Though Pong wasn’t the first, Newman added, it was the first game widely available for people to play. You could find it in public places like taverns, arcades, or bowling alleys, or play it at home on a version that could plug into a TV set.

2. Simple sells

One of the reasons that Pong was so popular, Newman speculates, was its simplicity. As its name suggests, Pong was just the game of ping pong played on a screen.

Some of the most popular video games of all time are the simplest ones, he noted. Games like Tetris or Angry Birds have a nearly universal appeal because they’re easy to play.

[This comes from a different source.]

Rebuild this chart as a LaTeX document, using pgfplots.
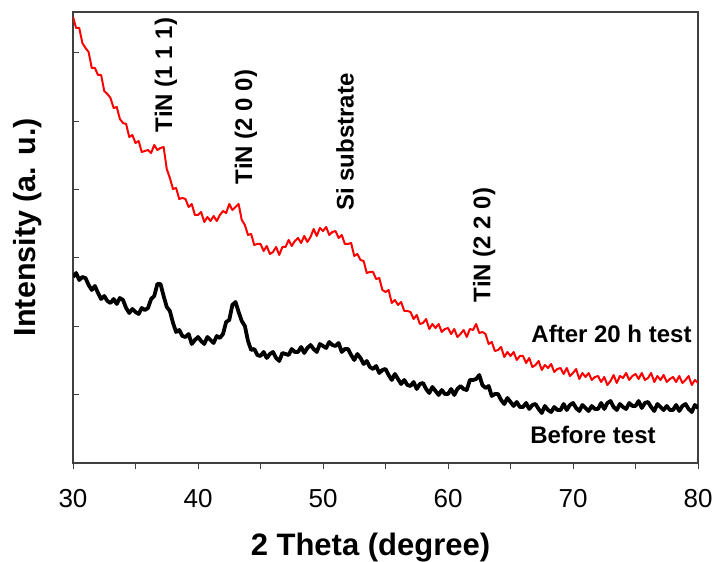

“The most recent really, really successful game – though it doesn’t seem like a video game, maybe – is Wordle, the word game that people are talking about. It’s intuitive; everyone knows five-letter words,” Newman said. “And it’s easy to share your success or failure with other people, so there’s a social dimension to it.

“I think that for games to become really, really popular, it helps if they’re obvious, simple, and fun.”

3. Pong’s success set the stage

Pong wasn’t the first video game on the market, but it was the most popular and it turned into a huge moneymaker for Atari. The company was acquired by Warner Communications, Inc., and turned into a household name.

In a few years, Atari released its first console that could accept video game cartridges. While there were rivals, Newman said, that console defined the first generation of at-home gameplay. The next decade saw a sort of race as games grew more sophisticated – adding color graphics or adding new control features for the players.

Eventually, Nintendo ousted Atari as having the most popular console, but it couldn’t have captured the market without Atari paving the way.

4. Suspicion started early

Early on, Newman said, video games like Pong were viewed as a positive. Instead of staring passively at their television screens, people could play games on them and engage in a more interactive pastime. But, as games grew in popularity, people’s fears grew along with them. By the 1980s, some began to worry that video games might have a negative impact on America’s youth – from being exposed to violent games to becoming addicted to gaming.

“There are worries about people spending their lunch money stuffing quarters into (gaming) cabinets,” Newman said. “The sense of a new medium or new technology being threatening, especially to young people, is just a constant in the history of new media. Every new thing is going to be feared if it becomes popular.”

Today, video games are everywhere, from arcades to our consoles to our phones. When you’re playing your next round of “Call of Duty” or making matches in Candy Crush, take a moment to appreciate how this all grew from that simple bouncing ball in Pong.